Entries with chart source code
%%

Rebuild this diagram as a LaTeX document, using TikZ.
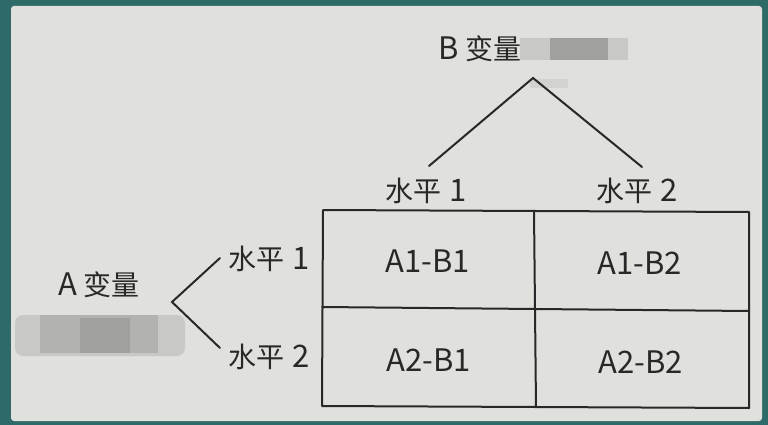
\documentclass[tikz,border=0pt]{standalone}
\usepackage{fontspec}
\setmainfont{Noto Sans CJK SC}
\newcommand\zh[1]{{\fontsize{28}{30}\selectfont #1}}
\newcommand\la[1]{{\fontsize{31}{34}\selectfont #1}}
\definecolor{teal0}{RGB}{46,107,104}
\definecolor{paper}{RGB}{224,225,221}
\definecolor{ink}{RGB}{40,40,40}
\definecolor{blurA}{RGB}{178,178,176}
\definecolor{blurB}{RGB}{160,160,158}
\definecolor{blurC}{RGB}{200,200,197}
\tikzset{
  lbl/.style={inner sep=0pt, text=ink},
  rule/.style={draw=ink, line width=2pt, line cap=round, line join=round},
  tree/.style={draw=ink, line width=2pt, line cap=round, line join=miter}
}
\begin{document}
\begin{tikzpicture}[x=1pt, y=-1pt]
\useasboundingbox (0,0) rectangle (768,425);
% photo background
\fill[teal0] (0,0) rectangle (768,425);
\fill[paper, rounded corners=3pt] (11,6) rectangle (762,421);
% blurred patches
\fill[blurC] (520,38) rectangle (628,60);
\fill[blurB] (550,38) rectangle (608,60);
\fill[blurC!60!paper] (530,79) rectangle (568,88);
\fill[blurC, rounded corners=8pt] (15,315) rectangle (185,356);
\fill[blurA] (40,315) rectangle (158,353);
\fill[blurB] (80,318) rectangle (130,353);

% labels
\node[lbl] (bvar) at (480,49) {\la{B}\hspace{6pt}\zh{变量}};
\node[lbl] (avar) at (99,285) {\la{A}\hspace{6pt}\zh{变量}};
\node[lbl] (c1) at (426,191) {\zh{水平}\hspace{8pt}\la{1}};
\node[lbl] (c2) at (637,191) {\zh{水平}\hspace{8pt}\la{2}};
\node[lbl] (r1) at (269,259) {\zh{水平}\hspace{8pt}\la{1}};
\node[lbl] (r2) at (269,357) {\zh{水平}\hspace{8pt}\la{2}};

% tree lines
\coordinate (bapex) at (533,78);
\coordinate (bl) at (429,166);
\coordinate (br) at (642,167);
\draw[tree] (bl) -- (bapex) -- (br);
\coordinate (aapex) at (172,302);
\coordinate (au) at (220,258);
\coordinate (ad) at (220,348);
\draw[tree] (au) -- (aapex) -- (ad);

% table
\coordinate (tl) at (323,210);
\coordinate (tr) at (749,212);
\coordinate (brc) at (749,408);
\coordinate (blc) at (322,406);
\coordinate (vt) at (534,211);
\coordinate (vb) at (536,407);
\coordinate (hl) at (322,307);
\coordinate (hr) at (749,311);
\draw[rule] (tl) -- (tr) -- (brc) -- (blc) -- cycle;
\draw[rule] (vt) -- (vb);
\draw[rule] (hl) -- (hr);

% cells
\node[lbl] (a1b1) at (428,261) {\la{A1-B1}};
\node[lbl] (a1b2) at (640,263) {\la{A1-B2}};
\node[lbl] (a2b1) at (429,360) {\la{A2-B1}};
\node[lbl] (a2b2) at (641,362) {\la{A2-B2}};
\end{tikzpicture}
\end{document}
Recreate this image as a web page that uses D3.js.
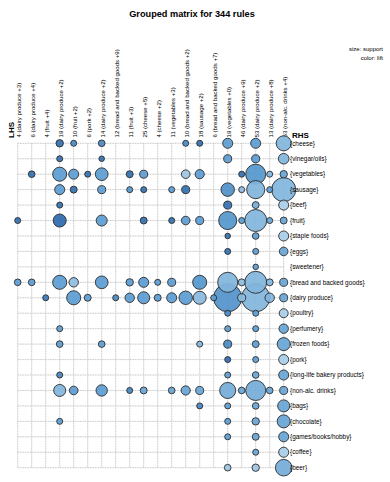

%%

Given instruction >>
All lines that include "this" are to be gathered and copied.

Finished task >>
Rebuild this diagram as a LaTeX document, using TikZ.
Recreate this image as a web page that uses D3.js.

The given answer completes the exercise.